INDEMNITIES a. By Numonix. Numonix will defend or settle any third-party claims against OEM to the extent such claim alleges that the Service violates a copyright, patent, trademark, or other intellectual property right, if OEM promptly notifies Numonix of the claim in writing, cooperates with Numonix in the defense, and allows Numonix to control the defense or settlement. Costs. Numonix will pay infringement-claim defense costs it incurs in defending OEM, Numonix-negotiated settlement amounts, and court-awarded damages. Process. If such a claim appears likely, Numonix may modify the Service, procure necessary rights, or replace it with functional equivalent(s). If none of these are reasonably available, Numonix may terminate the Service and refund any prepaid and unused fees. Exclusions. Numonix has no obligation for any claim arising from: (i) Numonix’s compliance with OEM’s designs, specifications, instructions, or technical information; (ii) a combination of the Service with other technology where the infringement would not occur but for the combination; or (iii) technology not provided by Numonix. THIS SECTION CONTAINS OEM’S EXCLUSIVE REMEDIES AND NUMONIX’S SOLE LIABILITY FOR INTELLECTUAL PROPERTY INFRINGEMENT CLAIMS. b. By OEM. If a third party makes a claim against Numonix (i) that any part of OEM technology infringes or violates that party’s copyright, patent, trademark, or other right, or (ii) based on OEM’s acts or omissions relating to this agreement (including, by way of example, violations of the U.S. Foreign Corrupt Practices Act or misrepresentations about the quality and nature of the Service), then OEM will defend Numonix against that claim at OEM’s expense and pay all costs, damages, and attorneys’ fees that a court finally awards or that are included in a settlement approved by OEM, provided that Numonix promptly notifies OEM in writing of the claim, cooperates with OEM in the defense, and allows OEM to control the defense or settlement.
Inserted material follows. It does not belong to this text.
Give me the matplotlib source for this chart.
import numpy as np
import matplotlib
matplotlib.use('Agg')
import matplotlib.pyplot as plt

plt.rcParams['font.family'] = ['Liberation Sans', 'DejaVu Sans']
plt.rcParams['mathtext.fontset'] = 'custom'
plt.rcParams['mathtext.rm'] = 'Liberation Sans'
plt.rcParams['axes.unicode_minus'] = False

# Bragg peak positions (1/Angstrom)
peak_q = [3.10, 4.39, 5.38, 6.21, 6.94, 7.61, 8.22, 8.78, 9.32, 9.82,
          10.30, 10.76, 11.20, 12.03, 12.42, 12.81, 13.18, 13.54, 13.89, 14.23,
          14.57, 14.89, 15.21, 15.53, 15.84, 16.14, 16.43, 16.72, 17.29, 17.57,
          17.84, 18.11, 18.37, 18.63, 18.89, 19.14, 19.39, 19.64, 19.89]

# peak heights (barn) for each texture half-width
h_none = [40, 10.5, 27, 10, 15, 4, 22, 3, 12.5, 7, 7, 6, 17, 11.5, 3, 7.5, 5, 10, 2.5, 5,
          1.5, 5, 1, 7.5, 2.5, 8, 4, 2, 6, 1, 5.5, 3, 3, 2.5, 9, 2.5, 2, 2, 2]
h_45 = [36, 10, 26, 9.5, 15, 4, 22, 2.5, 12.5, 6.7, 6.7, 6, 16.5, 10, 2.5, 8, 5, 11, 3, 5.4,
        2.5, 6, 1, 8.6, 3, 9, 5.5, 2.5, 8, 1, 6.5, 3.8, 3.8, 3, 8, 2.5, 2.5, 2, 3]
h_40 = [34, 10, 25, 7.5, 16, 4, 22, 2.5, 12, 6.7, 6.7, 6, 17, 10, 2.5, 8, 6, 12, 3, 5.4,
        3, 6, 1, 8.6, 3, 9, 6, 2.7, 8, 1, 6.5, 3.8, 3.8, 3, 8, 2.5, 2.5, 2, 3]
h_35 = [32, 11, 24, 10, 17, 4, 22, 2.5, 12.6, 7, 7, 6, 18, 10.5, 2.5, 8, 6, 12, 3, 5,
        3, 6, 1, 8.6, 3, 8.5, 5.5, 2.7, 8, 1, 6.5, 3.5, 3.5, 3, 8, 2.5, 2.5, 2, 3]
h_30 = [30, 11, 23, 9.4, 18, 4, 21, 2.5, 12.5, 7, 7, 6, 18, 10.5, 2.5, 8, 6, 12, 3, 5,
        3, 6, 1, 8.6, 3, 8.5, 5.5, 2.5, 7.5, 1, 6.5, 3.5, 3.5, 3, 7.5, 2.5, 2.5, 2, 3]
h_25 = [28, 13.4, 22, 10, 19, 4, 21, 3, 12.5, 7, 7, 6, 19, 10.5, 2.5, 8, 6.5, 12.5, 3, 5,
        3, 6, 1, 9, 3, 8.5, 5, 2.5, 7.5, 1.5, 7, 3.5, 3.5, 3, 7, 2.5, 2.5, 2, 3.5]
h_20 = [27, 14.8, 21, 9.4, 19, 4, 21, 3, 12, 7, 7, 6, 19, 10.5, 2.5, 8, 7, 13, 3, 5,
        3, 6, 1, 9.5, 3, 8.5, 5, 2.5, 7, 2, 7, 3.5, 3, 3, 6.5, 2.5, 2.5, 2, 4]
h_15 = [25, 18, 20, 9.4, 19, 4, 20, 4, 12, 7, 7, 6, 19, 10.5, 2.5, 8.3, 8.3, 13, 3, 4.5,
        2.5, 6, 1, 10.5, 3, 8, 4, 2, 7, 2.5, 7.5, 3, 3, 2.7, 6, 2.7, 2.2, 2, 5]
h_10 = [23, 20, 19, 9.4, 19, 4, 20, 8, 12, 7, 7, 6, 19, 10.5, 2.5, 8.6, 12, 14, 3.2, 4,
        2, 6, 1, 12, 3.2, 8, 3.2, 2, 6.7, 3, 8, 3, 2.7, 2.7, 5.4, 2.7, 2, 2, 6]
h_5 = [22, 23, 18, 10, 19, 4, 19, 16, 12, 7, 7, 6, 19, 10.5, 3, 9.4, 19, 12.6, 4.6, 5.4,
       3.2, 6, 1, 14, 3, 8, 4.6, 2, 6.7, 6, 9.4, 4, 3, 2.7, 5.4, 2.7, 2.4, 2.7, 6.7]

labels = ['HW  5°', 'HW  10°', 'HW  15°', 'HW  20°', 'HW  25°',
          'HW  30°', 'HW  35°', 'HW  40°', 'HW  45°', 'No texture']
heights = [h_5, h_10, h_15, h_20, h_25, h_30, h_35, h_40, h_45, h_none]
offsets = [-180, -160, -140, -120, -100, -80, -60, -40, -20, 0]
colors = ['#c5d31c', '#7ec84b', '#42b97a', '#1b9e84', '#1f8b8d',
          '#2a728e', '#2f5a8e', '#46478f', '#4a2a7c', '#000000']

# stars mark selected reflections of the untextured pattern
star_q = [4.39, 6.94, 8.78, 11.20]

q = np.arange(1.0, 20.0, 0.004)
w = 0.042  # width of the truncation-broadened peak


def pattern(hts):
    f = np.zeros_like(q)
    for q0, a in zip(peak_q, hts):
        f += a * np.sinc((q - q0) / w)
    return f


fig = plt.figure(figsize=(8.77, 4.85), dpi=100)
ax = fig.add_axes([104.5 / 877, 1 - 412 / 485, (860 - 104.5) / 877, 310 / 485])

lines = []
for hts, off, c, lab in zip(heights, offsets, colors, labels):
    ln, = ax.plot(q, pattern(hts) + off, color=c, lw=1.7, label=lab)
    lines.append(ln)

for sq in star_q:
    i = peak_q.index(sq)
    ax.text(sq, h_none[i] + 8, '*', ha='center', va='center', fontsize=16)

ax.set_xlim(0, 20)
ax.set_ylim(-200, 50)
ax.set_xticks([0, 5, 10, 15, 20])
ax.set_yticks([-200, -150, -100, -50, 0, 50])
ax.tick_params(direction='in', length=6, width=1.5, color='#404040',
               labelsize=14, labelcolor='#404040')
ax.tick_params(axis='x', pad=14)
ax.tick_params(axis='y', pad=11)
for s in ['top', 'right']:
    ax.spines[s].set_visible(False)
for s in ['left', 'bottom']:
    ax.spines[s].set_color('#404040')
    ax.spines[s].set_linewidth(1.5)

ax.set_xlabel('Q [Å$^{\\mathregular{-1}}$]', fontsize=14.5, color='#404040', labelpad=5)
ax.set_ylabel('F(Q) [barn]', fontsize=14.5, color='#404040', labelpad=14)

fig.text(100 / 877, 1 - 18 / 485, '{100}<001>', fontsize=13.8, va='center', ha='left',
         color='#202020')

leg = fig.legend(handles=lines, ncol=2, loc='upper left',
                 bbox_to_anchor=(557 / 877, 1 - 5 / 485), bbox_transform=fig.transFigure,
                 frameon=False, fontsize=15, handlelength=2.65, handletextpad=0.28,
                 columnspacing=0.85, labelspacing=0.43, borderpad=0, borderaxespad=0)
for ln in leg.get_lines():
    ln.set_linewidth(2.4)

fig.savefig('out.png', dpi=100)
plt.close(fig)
LIABILITY LIMIT a. EXCLUSION OF INDIRECT DAMAGES. EXCEPT WITH RESPECT TO EACH PARTY’S INDEMNITY OBLIGATIONS AND EXCEPT FOR THE INFRINGEMENT OR MISAPPROPRIATION BY EITHER PARTY OF THE OTHER PARTY’S INTELLECTUAL PROPERTY, TO THE MAXIMUM EXTENT ALLOWED BY LAW, NEITHER PARTY IS LIABLE FOR ANY INDIRECT, SPECIAL, INCIDENTAL, OR CONSEQUENTIAL DAMAGES ARISING OUT OF OR RELATED TO THIS AGREEMENT (INCLUDING, WITHOUT LIMITATION, COSTS OF DELAY; LOSS OF OR UNAUTHORIZED ACCESS TO DATA OR INFORMATION; AND LOST PROFITS, REVENUE, OR ANTICIPATED COST SAVINGS), EVEN IF IT KNOWS OF THE POSSIBILITY OF SUCH LOSS. b. TOTAL LIMIT ON LIABILITY. TO THE MAXIMUM EXTENT ALLOWED BY LAW, EXCEPT FOR EACH PARTY’S INDEMNITY OBLIGATIONS AND EXCEPT FOR THE INFRINGEMENT OR MISAPPROPRIATION BY EITHER PARTY OF THE OTHER PARTY’S INTELLECTUAL PROPERTY, EACH PARTY’S TOTAL LIABILITY ARISING OUT OF OR RELATED TO THIS AGREEMENT (WHETHER IN CONTRACT, TORT, OR OTHERWISE) DOES NOT EXCEED THE AMOUNT PAID OR OWED BY OEM IN THE TWELVE (12) MONTHS PRIOR TO THE EVENT GIVING RISE TO THE LIABILITY.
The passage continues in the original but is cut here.